In diesem Zusammenhang sollte noch kurz erwähnt werden, dass einige Forscher auch die Chinesen als zeitgenössische Bierhersteller der Sumerer aufführen. Allerdings hat sich die frühe, meist auf Reis aufgebaute, chinesische Braukunst nicht in der weiten Welt verbreitet. Im Gegensatz dazu wurde die sumerische Braukunst in Abwandlungen zunächst von den alten Ägyptern übernommen und breitete sich dann spätestens im ersten Millennium v. Chr. (wahrscheinlich jedoch schon früher) entlang der Levante und quer durch den Balkan bis ins keltische und germanische Mitteleuropa aus, von wo sie sich schließlich ab dem Zeitalter der Entdeckungen in der Renaissance weltweit durchsetzte.
Wichtig für unsere Biergeschichte ist, dass die Sumerer die ersten Menschen waren, die ihre urzeitliche, nomadische Existenz aufgaben, um in ihrer neuen Heimat sesshaft zu werden und dort Ackerbau und Viehzucht zu betreiben.
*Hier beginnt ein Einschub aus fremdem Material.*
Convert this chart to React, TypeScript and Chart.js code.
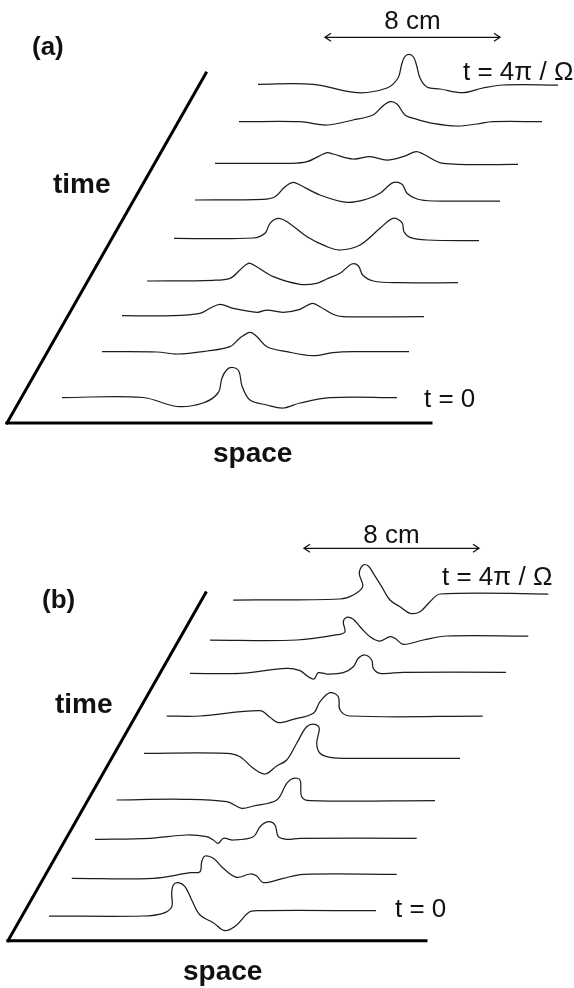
import React, { useEffect, useRef } from "react";
import { Chart, registerables } from "chart.js";

Chart.register(...registerables);

type P = [number, number];

// ---------- Panel (a): wave profiles, [space, height] (height axis points down), t = 0 at bottom ----------
const aProfile1: P[] = [[62, 397.5], [143, 397.5], [177, 406.5], [203, 403], [218, 393], [222, 378], [227, 369.5], [233, 367.5], [239, 371.5], [242, 386], [250, 400], [267, 405], [283, 408], [300, 403], [330, 397.7], [397, 397.7]];
const aProfile2: P[] = [[102, 351.7], [157, 352], [177, 354], [207, 351], [230, 346.7], [240, 338], [250, 332.3], [257, 336.7], [267, 346.7], [287, 351.7], [313, 355.7], [333, 352.7], [353, 351.7], [409, 351.7]];
const aProfile3: P[] = [[122, 315.7], [173, 315.7], [200, 313.3], [210, 308.3], [220, 304.3], [233, 308.3], [257, 312.3], [267, 310], [283, 312.3], [300, 309.3], [312, 303.3], [320, 306.7], [333, 314.3], [343, 316.7], [424, 316.7]];
const aProfile4: P[] = [[147, 281], [213, 280.3], [230, 278.3], [240, 270], [248.3, 263.3], [255, 265.7], [273.3, 276.7], [300, 284.3], [316.7, 283.3], [326.7, 279], [340, 273.3], [351.7, 264], [358.3, 265.7], [362.7, 275], [373.3, 281], [400, 282.7], [458, 282.7]];
const aProfile5: P[] = [[174, 238.3], [253, 238], [265, 233.3], [270, 223.3], [278, 218.3], [287, 221.7], [307, 236.7], [327, 246.7], [340, 250], [360, 245], [380, 228.3], [393, 218.3], [402, 222.7], [404, 231.7], [410, 237.3], [427, 240], [479, 240.7]];
const aProfile6: P[] = [[195, 200], [263, 199.3], [275, 196.7], [285, 186.7], [293, 182.3], [300, 185], [320, 195], [347, 202.3], [367, 199], [380, 193.3], [393, 182.7], [402, 184.3], [407, 193.3], [417, 199], [433, 201], [500, 201]];
const aProfile7: P[] = [[215, 163.3], [290, 163.3], [307, 161.7], [327, 152.7], [333, 154], [353, 159], [370, 156.7], [387, 160], [403, 156.7], [416, 151.7], [423, 154], [443, 163.3], [518, 164.3]];
const aProfile8: P[] = [[239, 121.7], [300, 121.7], [327, 125], [353, 120], [373, 115], [382, 106.7], [390, 101.7], [397, 104], [405, 115], [417, 119.3], [433, 123.3], [457, 126], [477, 124], [493, 121.7], [542, 121.7]];
const aProfile9: P[] = [[258, 84.3], [313, 84.3], [357, 92.7], [387, 88], [398, 78], [401.5, 65], [404.5, 57], [409, 54.3], [413.5, 57], [416.5, 65], [420, 78], [427, 87], [440, 89], [463, 92.7], [483, 88], [503, 85], [558, 85]];

// ---------- Panel (b) ----------
const bProfile1: P[] = [[49, 916], [143, 916], [163, 913.3], [171.7, 906.7], [171.7, 893.3], [173.3, 885], [178.3, 882.7], [185, 886.7], [191.7, 900], [200, 915], [213.3, 922.7], [225, 930.7], [236.7, 925], [248.3, 912.7], [256.7, 910.7], [376, 910.7]];
const bProfile2: P[] = [[71.7, 878.3], [153.3, 878.3], [190, 872.7], [200, 871.7], [201.7, 861.7], [205, 856], [213.3, 858.3], [223.3, 868.3], [236.7, 877.3], [250, 874], [256.7, 876], [263.3, 882.7], [283.3, 878.3], [303.3, 874.3], [396.7, 874.3]];
const bProfile3: P[] = [[95, 839.3], [150, 838.3], [186.7, 835], [206.7, 836.7], [213.3, 840], [218.3, 843.3], [223.3, 838.3], [233.3, 840], [253.3, 836.7], [260, 826.7], [268.3, 821.7], [275, 825], [278.3, 836.7], [286.7, 839.3], [300, 838.3], [416.7, 838.3]];
const bProfile4: P[] = [[116.7, 800], [183.3, 799.3], [226.7, 801.7], [241.7, 808.3], [253.3, 806], [276.7, 800], [286.7, 783.3], [293.3, 778.3], [300, 780], [301.7, 796.7], [310, 800.7], [435, 800.7]];
const bProfile5: P[] = [[144, 753.3], [226.7, 753.3], [240, 756.7], [253.3, 768.3], [265, 774], [276.7, 766], [286.7, 760], [296.7, 743.3], [306.7, 726.7], [315, 724.3], [319.3, 728.3], [316.7, 743.3], [320, 753.3], [330, 757.3], [353.3, 758.3], [460, 758.3]];
const bProfile6: P[] = [[166.7, 716], [200, 716], [260, 710.7], [270, 717.3], [278.3, 722.7], [293.3, 719.3], [313.3, 713.3], [320, 701.7], [330, 692.7], [338.3, 696.7], [340, 710], [350, 716], [482.7, 716]];
const bProfile7: P[] = [[190, 673.3], [240, 673.3], [286.7, 668.3], [300, 670.7], [308.3, 676.7], [314, 679], [318.3, 672.7], [326.7, 674], [343.3, 672.7], [353.3, 666.7], [358.3, 658.3], [365, 655], [371.7, 660], [373.3, 668.3], [380, 673.3], [403.3, 672.3], [506, 672.3]];
const bProfile8: P[] = [[210, 640], [296.7, 640], [340, 634.3], [345, 631.7], [343.3, 621.7], [346.7, 617.3], [353.3, 619.3], [360, 626.7], [370, 636.7], [380, 641], [390, 636.7], [395, 638.3], [403.3, 644.3], [423.3, 640], [446.7, 636], [528.3, 636]];
const bProfile9: P[] = [[233.3, 600], [340, 599], [353.3, 595], [362.7, 586.7], [359.3, 573.3], [363.3, 565], [368.3, 566], [373.3, 573.3], [381.7, 586.7], [390, 600], [400, 606.7], [410, 613.3], [420, 611.7], [430, 601.7], [440, 594], [548.3, 594]];

// ---------- Axes and scale bars ----------
const aTimeAxis: P[] = [[7, 423], [206, 73]];
const aSpaceAxis: P[] = [[7, 423], [431, 423]];
const bTimeAxis: P[] = [[8, 940.7], [205.7, 592.7]];
const bSpaceAxis: P[] = [[8, 940.7], [426, 940.7]];
const aScaleBar: P[] = [[325, 37.3], [500, 37.3]];
const bScaleBar: P[] = [[304, 548.3], [479, 548.3]];
const ARROW_HEAD: P = [6, 4];

// ---------- Text ----------
type Label = { text: string; at: P; font: string; align: CanvasTextAlign };
const BOLD = "bold 28px 'Liberation Sans', Arial, sans-serif";
const PANEL = "bold 26px 'Liberation Sans', Arial, sans-serif";
const REG = "26px 'Liberation Sans', Arial, sans-serif";
const labels: Label[] = [
  { text: "(a)", at: [32, 55], font: PANEL, align: "left" },
  { text: "time", at: [53, 193], font: BOLD, align: "left" },
  { text: "space", at: [213, 462], font: BOLD, align: "left" },
  { text: "8 cm", at: [412.5, 29], font: REG, align: "center" },
  { text: "t = 4\u03c0 / \u03a9", at: [463, 80], font: REG, align: "left" },
  { text: "t = 0", at: [424, 407], font: REG, align: "left" },
  { text: "(b)", at: [42, 608], font: PANEL, align: "left" },
  { text: "time", at: [55, 713], font: BOLD, align: "left" },
  { text: "space", at: [183, 980], font: BOLD, align: "left" },
  { text: "8 cm", at: [391.5, 543], font: REG, align: "center" },
  { text: "t = 4\u03c0 / \u03a9", at: [442, 585], font: REG, align: "left" },
  { text: "t = 0", at: [395, 916.7], font: REG, align: "left" },
];

const profiles: P[][] = [
  aProfile1, aProfile2, aProfile3, aProfile4, aProfile5, aProfile6, aProfile7, aProfile8, aProfile9,
  bProfile1, bProfile2, bProfile3, bProfile4, bProfile5, bProfile6, bProfile7, bProfile8, bProfile9,
];
const axes: P[][] = [aTimeAxis, aSpaceAxis, bTimeAxis, bSpaceAxis];
const bars: P[][] = [aScaleBar, bScaleBar];

const toXY = (pts: P[]) => pts.map(([x, y]) => ({ x, y }));

const textPlugin = {
  id: "figureText",
  afterDraw(chart: any) {
    const { ctx, scales } = chart;
    ctx.save();
    ctx.fillStyle = "#111";
    ctx.textBaseline = "alphabetic";
    for (const l of labels) {
      ctx.font = l.font;
      ctx.textAlign = l.align;
      ctx.fillText(l.text, scales.x.getPixelForValue(l.at[0]), scales.y.getPixelForValue(l.at[1]));
    }
    ctx.restore();
  },
};

export default function App() {
  const ref = useRef<HTMLCanvasElement>(null);
  useEffect(() => {
    if (!ref.current) return;
    const datasets: any[] = [];
    profiles.forEach((p) =>
      datasets.push({ data: toXY(p), showLine: true, borderColor: "#1c1c1c", borderWidth: 1.25, pointRadius: 0, tension: 0.35, fill: false })
    );
    axes.forEach((p) =>
      datasets.push({ data: toXY(p), showLine: true, borderColor: "#000", borderWidth: 3, pointRadius: 0, tension: 0, borderCapStyle: "square" })
    );
    bars.forEach((p) => {
      const [l, r] = [p[0], p[1]];
      datasets.push({ data: toXY(p), showLine: true, borderColor: "#111", borderWidth: 1.3, pointRadius: 0, tension: 0 });
      datasets.push({ data: toXY([[l[0] + ARROW_HEAD[0], l[1] - ARROW_HEAD[1]], l, [l[0] + ARROW_HEAD[0], l[1] + ARROW_HEAD[1]]]), showLine: true, borderColor: "#111", borderWidth: 1.3, pointRadius: 0, tension: 0 });
      datasets.push({ data: toXY([[r[0] - ARROW_HEAD[0], r[1] - ARROW_HEAD[1]], r, [r[0] - ARROW_HEAD[0], r[1] + ARROW_HEAD[1]]]), showLine: true, borderColor: "#111", borderWidth: 1.3, pointRadius: 0, tension: 0 });
    });
    const chart = new Chart(ref.current, {
      type: "scatter",
      data: { datasets },
      options: {
        animation: false,
        responsive: false,
        maintainAspectRatio: false,
        devicePixelRatio: 1,
        layout: { padding: 0 },
        plugins: { legend: { display: false }, tooltip: { enabled: false } },
        events: [],
        scales: {
          x: { type: "linear", min: 0, max: 574, display: false },
          y: { type: "linear", min: 0, max: 988, reverse: true, display: false },
        },
      },
      plugins: [textPlugin],
    });
    return () => chart.destroy();
  }, []);
  return (
    <div style={{ position: "absolute", left: 0, top: 0, width: 574, height: 988, background: "#fff" }}>
      <canvas ref={ref} width={574} height={988} style={{ display: "block", width: 574, height: 988 }} />
    </div>
  );
}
Mit diesem monumentalen Schritt wurden die Sumerer das erste Volk, welches aus dem Nebel der Vorgeschichte in das helle Licht der Zivilisation trat! Wir nennen diesen Schritt heute die neolithische Revolution. Einer der Hauptvorteile dieser epochalen Transformation unserer Art, Homo sapiens, von Nomaden im Naturzustand zu Siedlern im Zivilisationszustand war der Übergang vom permanenten, allgegenwärtigen, zufallsbedingten und damit auch potenziell lebensbedrohenden Nahrungsmangel zu einer relativ gesicherten landwirtschaftlichen Ernährungsgrundlage und schließlich sogar zu Agrarüberschüssen. Einige anthropologisch orientierte Ernährungswissenschaftler sehen in dieser Revolution im Neolithikum nicht nur eine neue Form der Lebensmittelproduktion, sondern auch den Anfang dessen, was wir heute als Freizeit bezeichnen; und sie betrachten die Befreiung vom konstanten Sachzwang der Nahrungssuche als die wichtigste und notwendige Voraussetzung für die Entstehung von Zivilisation.
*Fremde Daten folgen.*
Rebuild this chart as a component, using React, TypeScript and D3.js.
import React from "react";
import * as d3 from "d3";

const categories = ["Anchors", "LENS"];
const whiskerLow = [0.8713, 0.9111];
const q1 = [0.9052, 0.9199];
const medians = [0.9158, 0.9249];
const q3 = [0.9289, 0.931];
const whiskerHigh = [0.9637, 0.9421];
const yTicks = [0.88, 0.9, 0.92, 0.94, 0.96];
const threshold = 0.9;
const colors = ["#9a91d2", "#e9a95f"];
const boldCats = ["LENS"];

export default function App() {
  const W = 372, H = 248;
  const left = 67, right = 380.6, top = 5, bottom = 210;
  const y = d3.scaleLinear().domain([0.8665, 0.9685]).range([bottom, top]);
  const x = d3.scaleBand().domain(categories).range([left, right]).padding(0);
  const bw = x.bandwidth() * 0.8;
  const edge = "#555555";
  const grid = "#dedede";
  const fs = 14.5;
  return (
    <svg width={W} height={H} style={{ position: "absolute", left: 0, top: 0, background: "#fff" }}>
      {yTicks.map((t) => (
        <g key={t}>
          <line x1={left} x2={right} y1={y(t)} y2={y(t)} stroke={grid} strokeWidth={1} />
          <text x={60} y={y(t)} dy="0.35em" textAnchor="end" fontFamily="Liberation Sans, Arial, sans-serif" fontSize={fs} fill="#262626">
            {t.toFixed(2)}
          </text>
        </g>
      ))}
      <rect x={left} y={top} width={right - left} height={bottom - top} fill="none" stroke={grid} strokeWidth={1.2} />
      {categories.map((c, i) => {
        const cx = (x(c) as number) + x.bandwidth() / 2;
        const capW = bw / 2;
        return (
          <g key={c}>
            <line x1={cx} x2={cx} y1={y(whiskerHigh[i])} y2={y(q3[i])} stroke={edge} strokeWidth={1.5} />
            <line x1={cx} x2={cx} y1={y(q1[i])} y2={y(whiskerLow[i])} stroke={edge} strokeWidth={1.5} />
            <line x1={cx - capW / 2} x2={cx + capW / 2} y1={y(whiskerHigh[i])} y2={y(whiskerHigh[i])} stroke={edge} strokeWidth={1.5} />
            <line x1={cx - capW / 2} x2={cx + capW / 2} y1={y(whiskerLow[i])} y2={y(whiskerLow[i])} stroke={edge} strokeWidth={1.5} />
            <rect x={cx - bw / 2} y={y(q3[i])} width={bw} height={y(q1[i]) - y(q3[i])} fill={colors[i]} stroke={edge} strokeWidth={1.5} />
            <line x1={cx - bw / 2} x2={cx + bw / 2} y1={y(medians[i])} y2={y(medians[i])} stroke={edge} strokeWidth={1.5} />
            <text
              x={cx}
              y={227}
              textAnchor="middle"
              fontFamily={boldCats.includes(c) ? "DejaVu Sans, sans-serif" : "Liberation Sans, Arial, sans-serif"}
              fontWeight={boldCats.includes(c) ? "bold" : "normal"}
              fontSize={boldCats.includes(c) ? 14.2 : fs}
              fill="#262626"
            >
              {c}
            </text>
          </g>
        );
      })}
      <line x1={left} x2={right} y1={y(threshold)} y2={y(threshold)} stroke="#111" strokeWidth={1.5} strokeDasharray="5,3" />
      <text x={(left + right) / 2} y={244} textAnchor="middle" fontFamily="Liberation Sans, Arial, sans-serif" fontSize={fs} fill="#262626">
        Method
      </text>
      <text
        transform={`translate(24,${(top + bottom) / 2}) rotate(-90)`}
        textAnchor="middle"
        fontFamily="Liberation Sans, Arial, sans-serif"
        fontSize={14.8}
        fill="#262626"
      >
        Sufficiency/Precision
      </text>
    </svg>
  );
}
Einer dieser Forscher ist Michael Pollan, Autor des wegweisenden Buches zu diesem Thema, Cooked: A Natural History of Transformation. In diesem Werk vertritt er die fundamentale These, dass Kochen eine Form der Vorverdauung außerhalb des Körpers ist, welche dem Menschen – anders als allen anderen Kreaturen – Zeit und Energie gewährt, sich anderen Aktivitäten als nur der Nahrungssicherung, der Verdauung und dem Schlaf zu widmen. Für Pollan ist die Fähigkeit, Lebensmittel auf Vorrat zu halten und sie zu kochen, statt sie roh essen zu müssen, was eine längere Verdauung erfordert, der wohl größte evolutionäre Schritt vom Menschenaffen zur Gattung Homo. Die Sumerer als vormalige Nomaden waren damit die ersten, die von diesem kolossalen Luxus der Überschusszeit und -energie ausgiebig Gebrauch machten und Kultur produzierten. Hing das kollektive Wohlergehen der Sumerer in deren früheren Dasein im Naturzustand noch primär vom Glück bei der Jagd und der Suche nach wilden Früchten und Cerealien ab, so genossen sie in ihrer Sesshaftigkeit wohl als erstes Volk der Menschheitsgeschichte eine Art von Wohlstand.
Eine Zeichnung mesopotamischer Biertrinker auf einer Amphore von ca. 2600 v. Chr. ist offenbar die älteste Darstellung von Biertrinken in der Welt. Sie zeigt zwei Personen, die aus einer gemeinschaftlichen Amphore Bier — möglicherweise in einer Kneipe — durch Strohhalme saugen. Die Halme dienen dazu, die im Bier suspendierten Partikel herauszufiltern.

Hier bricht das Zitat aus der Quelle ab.